Introduction to Spark NLP
Spark NLP is an open-source library maintained by John Snow Labs. It is built on top of Apache Spark and Spark ML. It provides simple, performant & accurate NLP annotations for machine learning pipelines that can scale quickly in a distributed environment.
Since its first release in July 2017, Spark NLP has grown into a complete NLP tool, providing:
- A single unified solution for all your NLP needs
- Transfer learning and implementing the latest and greatest SOTA algorithms and models in NLP research
- The most widely used NLP library in the industry (5 years in a row)
- The most scalable, accurate, and fastest library in NLP history
Spark NLP comes with 12000+ pretrained pipelines and models in more than 250+ languages. It supports most of the NLP tasks and provides modules that can be used seamlessly in a cluster.
Spark NLP processes the data using Pipelines
, a structure that contains all the steps to be run on the input data:
Each step contains an annotator that performs a specific task, such as tokenization, normalization, and dependency parsing. Each annotator has input(s) annotation(s) and outputs new annotation.
How to Install Spark NLP
To install Spark NLP in Python, simply use your favorite package manager (conda, pip, etc.).

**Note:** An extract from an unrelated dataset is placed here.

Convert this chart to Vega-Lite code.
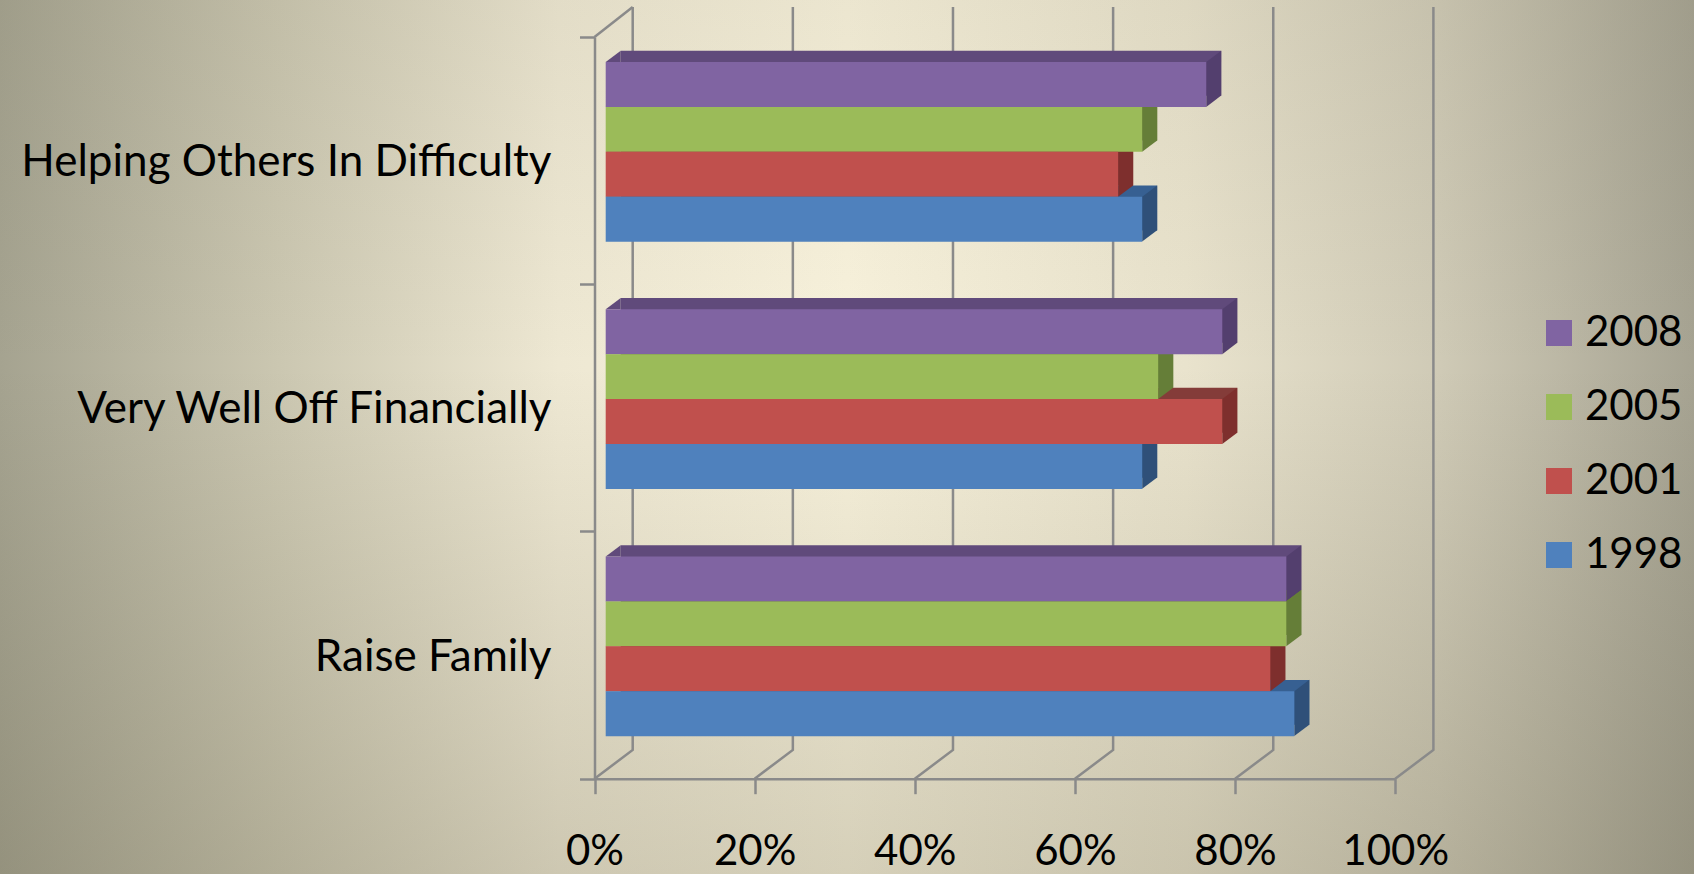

For example:
pip install spark-nlp
For other installation options for different environments and machines, please check the official documentation.
Then, simply import the library and start a Spark session:
import sparknlp spark = sparknlp.start()
Each word in a sentence has its grammatical role. Usual roles include subject, verb, adjective, etc. Being able to identify these roles can help to improve many NLP tasks such as Named Entity Recognition (NER), Word Sense Disambiguation (WSD), Question Answering (QA), Dependency Parsing (DP), or to make different analysis on the text.
If we know that a word is an adjective, there is a high probability that one of the neighboring words will be a noun. Also, depending on the context, words can have quite different meanings:
- What is your address? (noun)
- I will address this issue today. (verb)
So, what are the usual POS tags? There are two main sets of POS tags that are used in research and in industry. The first one is the Universal Dependencies schema that contains, for example:
The other one is designed by The University of Pennsylvania, which contains, for example:
- JJ: Adjective
- NN: Noun, singular or mass
- NNS: Noun, plural
- NNP: Proper noun, singular
- NNPS: Proper noun, plural
- RB: Adverb
- VB: Verb, base form
Different systems may have different tags, but they will be similar as they categorize the words with the same grammar rules (some with more detailed tags, such as separating tags for words in singular and plural).
There are diverse ways to train models for identifying these tags for each word, which can be divided into:
- Rules-based approach: using knowledge of the language and grammar, create rules to identify the roles of each word in the sentence.
- Statistical Learning models: uses statistical models to train a model from data. This approach is usually a good cost-benefit between the speed of predictions and accuracy.
- Deep Learning models: Models that are trained in a sizable portion of data and can afford to train complex structures of models (transformers, neural networks). It achieves state-of-the-art accuracy but requires more computational power to run.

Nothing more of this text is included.